What, then, if the total combination were supposed to be of one piece, knower quite undistinguished from known, so that, seeing any given part of itself as identical with itself, it sees itself by means of itself, knower and known thus being entirely without differentiation?

To begin with, the distinction in one self thus suggested is a strange phenomenon. How is the self to make the partition? The thing cannot happen of itself. And, again, which phase makes it? The phase that decides to be the knower or that which is to be the known? Then how can the knowing phase know itself in the known when it has chosen to be the knower and put itself apart from the known? In such self-knowledge by sundering it can be aware only of the object, not of the agent; it will not know its entire content, or itself as an integral whole; it knows the phase seen but not the seeing phase and thus has knowledge of something else, not self-knowledge.

In order to perfect self-knowing it must bring over from itself the knowing phase as well: seeing subject and seen objects must be present as one thing. Now if in this coalescence of seeing subject with seen objects, the objects were merely representations of the reality, the subject would not possess the realities: if it is to possess them it must do so not by seeing them as the result of any self-division but by knowing them, containing them, before any self-division occurs.

At that, the object known must be identical with the knowing act [or agent], the Intellectual-Principle, therefore, identical with the Intellectual Realm.

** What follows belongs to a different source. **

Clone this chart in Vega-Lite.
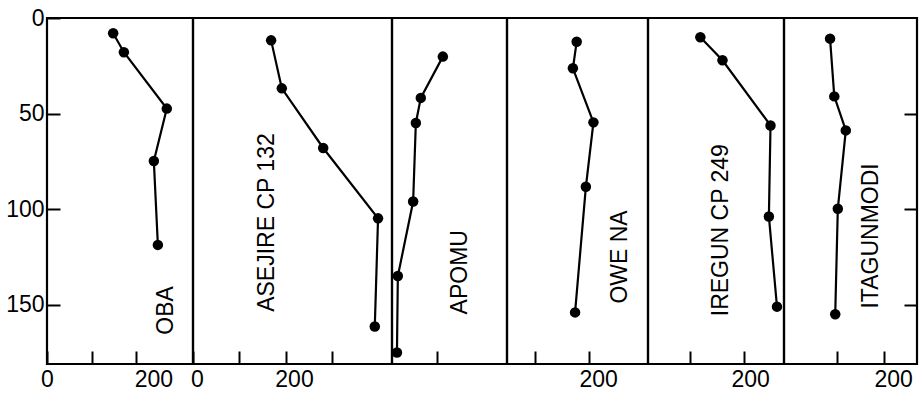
{
  "$schema": "https://vega.github.io/schema/vega-lite/v6.json",
  "background": "white",
  "padding": {"left": 4, "top": 5, "right": 4, "bottom": 4},
  "datasets": {
    "profiles": [
      {"station": "OBA", "value": 148, "depth": 8},
      {"station": "OBA", "value": 172, "depth": 17.9},
      {"station": "OBA", "value": 268, "depth": 47.4},
      {"station": "OBA", "value": 239, "depth": 74.8},
      {"station": "OBA", "value": 248, "depth": 118.7},
      {"station": "ASEJIRE", "value": 168, "depth": 11.7},
      {"station": "ASEJIRE", "value": 191, "depth": 36.8},
      {"station": "ASEJIRE", "value": 280, "depth": 68},
      {"station": "ASEJIRE", "value": 398, "depth": 104.8},
      {"station": "ASEJIRE", "value": 391, "depth": 161.4},
      {"station": "APOMU", "value": 113, "depth": 20.2},
      {"station": "APOMU", "value": 64, "depth": 41.8},
      {"station": "APOMU", "value": 53, "depth": 54.9},
      {"station": "APOMU", "value": 47, "depth": 96},
      {"station": "APOMU", "value": 13, "depth": 135},
      {"station": "APOMU", "value": 11, "depth": 175},
      {"station": "OWENA", "value": 177, "depth": 12.4},
      {"station": "OWENA", "value": 170, "depth": 26.3},
      {"station": "OWENA", "value": 208, "depth": 54.6},
      {"station": "OWENA", "value": 194, "depth": 88.3},
      {"station": "OWENA", "value": 174, "depth": 154},
      {"station": "IREGUN", "value": 119, "depth": 10.1},
      {"station": "IREGUN", "value": 160, "depth": 22.1},
      {"station": "IREGUN", "value": 249, "depth": 56.2},
      {"station": "IREGUN", "value": 246, "depth": 103.8},
      {"station": "IREGUN", "value": 261, "depth": 151},
      {"station": "ITAGUNMODI", "value": 85, "depth": 10.8},
      {"station": "ITAGUNMODI", "value": 94, "depth": 41},
      {"station": "ITAGUNMODI", "value": 118.5, "depth": 58.8},
      {"station": "ITAGUNMODI", "value": 101.5, "depth": 99.8},
      {"station": "ITAGUNMODI", "value": 96, "depth": 155}
    ]
  },
  "config": {
    "view": {"stroke": "black", "strokeWidth": 2.2},
    "axis": {
      "domain": false, "grid": false, "title": null, "labelFlush": false,
      "tickColor": "black", "tickWidth": 2, "tickSize": -13,
      "labelColor": "black", "labelFont": "Liberation Sans", "labelFontSize": 23
    },
    "text": {"font": "Liberation Sans", "fontSize": 23, "color": "black", "angle": 270, "align": "center", "baseline": "middle"},
    "line": {"color": "black", "strokeWidth": 2.2}
  },
  "hconcat": [
    {
      "width": 146, "height": 346,
      "layer": [
        {
          "data": {"name": "profiles"},
          "transform": [{"filter": "datum.station == 'OBA'"}],
          "mark": {"type": "line", "point": {"filled": true, "size": 110, "color": "black"}},
          "encoding": {
            "x": {"field": "value", "type": "quantitative", "scale": {"domain": [0, 326.6], "nice": false, "zero": false},
              "axis": {"values": [0, 100, 200], "labelExpr": "datum.value == 100 ? '' : datum.label", "labelPadding": 17,
                "labelOffset": {"condition": {"test": "datum.value == 200", "value": 17}, "value": 0}}},
            "y": {"field": "depth", "type": "quantitative", "scale": {"domain": [0, 181], "reverse": true, "nice": false, "zero": false},
              "axis": {"orient": "left", "values": [0, 50, 100, 150], "labelPadding": 16}},
            "order": {"field": "depth"}
          }
        },
        {
          "data": {"values": [{"label": "OBA"}]},
          "mark": {"type": "text"},
          "encoding": {"x": {"datum": 266}, "y": {"datum": 153}, "text": {"field": "label"}}
        }
      ]
    },
    {
      "width": 199, "height": 346,
      "layer": [
        {
          "data": {"name": "profiles"},
          "transform": [{"filter": "datum.station == 'ASEJIRE'"}],
          "mark": {"type": "line", "point": {"filled": true, "size": 110, "color": "black"}},
          "encoding": {
            "x": {"field": "value", "type": "quantitative", "scale": {"domain": [0, 428], "nice": false, "zero": false},
              "axis": {"values": [0, 100, 200, 300], "labelExpr": "datum.value == 0 || datum.value == 200 ? datum.label : ''", "labelPadding": 17,
                "labelOffset": {"condition": {"test": "datum.value == 200", "value": 8}, "value": 4}}},
            "y": {"field": "depth", "type": "quantitative", "scale": {"domain": [0, 181], "reverse": true, "nice": false, "zero": false}, "axis": null},
            "order": {"field": "depth"}
          }
        },
        {
          "data": {"values": [{"label": "ASEJIRE  CP  132"}]},
          "mark": {"type": "text"},
          "encoding": {"x": {"datum": 159}, "y": {"datum": 107}, "text": {"field": "label"}}
        }
      ]
    },
    {
      "width": 115, "height": 346,
      "layer": [
        {
          "data": {"name": "profiles"},
          "transform": [{"filter": "datum.station == 'APOMU'"}],
          "mark": {"type": "line", "point": {"filled": true, "size": 110, "color": "black"}},
          "encoding": {
            "x": {"field": "value", "type": "quantitative", "scale": {"domain": [0, 255.6], "nice": false, "zero": false},
              "axis": {"values": [100], "labels": false}},
            "y": {"field": "depth", "type": "quantitative", "scale": {"domain": [0, 181], "reverse": true, "nice": false, "zero": false}, "axis": null},
            "order": {"field": "depth"}
          }
        },
        {
          "data": {"values": [{"label": "APOMU"}]},
          "mark": {"type": "text"},
          "encoding": {"x": {"datum": 151}, "y": {"datum": 133}, "text": {"field": "label"}}
        }
      ]
    },
    {
      "width": 141, "height": 346,
      "layer": [
        {
          "data": {"name": "profiles"},
          "transform": [{"filter": "datum.station == 'OWENA'"}],
          "mark": {"type": "line", "point": {"filled": true, "size": 110, "color": "black"}},
          "encoding": {
            "x": {"field": "value", "type": "quantitative", "scale": {"domain": [48, 309], "nice": false, "zero": false},
              "axis": {"values": [100, 200], "labelExpr": "datum.value == 200 ? datum.label : ''", "labelPadding": 17, "labelOffset": 9}},
            "y": {"field": "depth", "type": "quantitative", "scale": {"domain": [0, 181], "reverse": true, "nice": false, "zero": false}, "axis": null},
            "order": {"field": "depth"}
          }
        },
        {
          "data": {"values": [{"label": "OWE NA"}]},
          "mark": {"type": "text"},
          "encoding": {"x": {"datum": 257}, "y": {"datum": 125}, "text": {"field": "label"}}
        }
      ]
    },
    {
      "width": 136, "height": 346,
      "layer": [
        {
          "data": {"name": "profiles"},
          "transform": [{"filter": "datum.station == 'IREGUN'"}],
          "mark": {"type": "line", "point": {"filled": true, "size": 110, "color": "black"}},
          "encoding": {
            "x": {"field": "value", "type": "quantitative", "scale": {"domain": [22, 274], "nice": false, "zero": false},
              "axis": {"values": [100, 200], "labelExpr": "datum.value == 200 ? datum.label : ''", "labelPadding": 17, "labelOffset": 6}},
            "y": {"field": "depth", "type": "quantitative", "scale": {"domain": [0, 181], "reverse": true, "nice": false, "zero": false}, "axis": null},
            "order": {"field": "depth"}
          }
        },
        {
          "data": {"values": [{"label": "IREGUN  CP  249"}]},
          "mark": {"type": "text"},
          "encoding": {"x": {"datum": 157}, "y": {"datum": 111}, "text": {"field": "label"}}
        }
      ]
    },
    {
      "width": 133, "height": 346,
      "layer": [
        {
          "data": {"name": "profiles"},
          "transform": [{"filter": "datum.station == 'ITAGUNMODI'"}],
          "mark": {"type": "line", "point": {"filled": true, "size": 110, "color": "black"}},
          "encoding": {
            "x": {"field": "value", "type": "quantitative", "scale": {"domain": [-13, 270], "nice": false, "zero": false},
              "axis": {"values": [100, 200], "labelExpr": "datum.value == 200 ? datum.label : ''", "labelPadding": 17, "labelOffset": 9}},
            "y": {"field": "depth", "type": "quantitative", "scale": {"domain": [0, 181], "reverse": true, "nice": false, "zero": false},
              "axis": {"orient": "right", "values": [50, 100, 150], "labels": false}},
            "order": {"field": "depth"}
          }
        },
        {
          "data": {"values": [{"label": "ITAGUNMODI"}]},
          "mark": {"type": "text"},
          "encoding": {"x": {"datum": 172}, "y": {"datum": 114}, "text": {"field": "label"}}
        }
      ]
    }
  ],
  "spacing": 0,
  "bounds": "flush"
}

And in fact, if this identity does not exist, neither does truth; the Principle that should contain realities is found to contain a transcript, something different from the realities; that constitutes non-Truth; Truth cannot apply to something conflicting with itself; what it affirms it must also be.

Thus we find that the Intellectual-Principle, the Intellectual Realm and Real Being constitute one thing, which is the Primal Being; the primal Intellectual-Principle is that which contains the realities or, rather, which is identical with them.

But taking Primal Intellection and its intellectual object to be a unity, how does that give an Intellective Being knowing itself? An intellection enveloping its object or identical with it is far from exhibiting the Intellectual-Principle as self-knowing.

All turns on the identity. The intellectual object is itself an activity, not a mere potentiality; it is not lifeless; nor are the life and intellection brought into it as into something naturally devoid of them, some stone or other dead matter; no, the intellectual object is essentially existent, the primal reality. As an active force, the first activity, it must be, also itself, the noblest intellection, intellection possessing real being since it is entirely true; and such an intellection, primal and primally existent, can be no other than the primal principle of Intellection: for that primal principle is no potentiality and cannot be an agent distinct from its act and thus, once more, possessing its essential being as a mere potentiality. As an act - and one whose very being is an act - it must be undistinguishably identical with its act: but Being and the Intellectual object are also identical with that act; therefore the Intellectual-Principle, its exercise of intellection and the object of intellection all are identical. Given its intellection identical with intellectual object and the object identical with the Principle itself, it cannot but have self-knowledge: its intellection operates by the intellectual act which is itself upon the intellectual object which similarly is itself. It possesses self-knowing, thus, on every count; the act is itself; and the object seen in that act - self, is itself.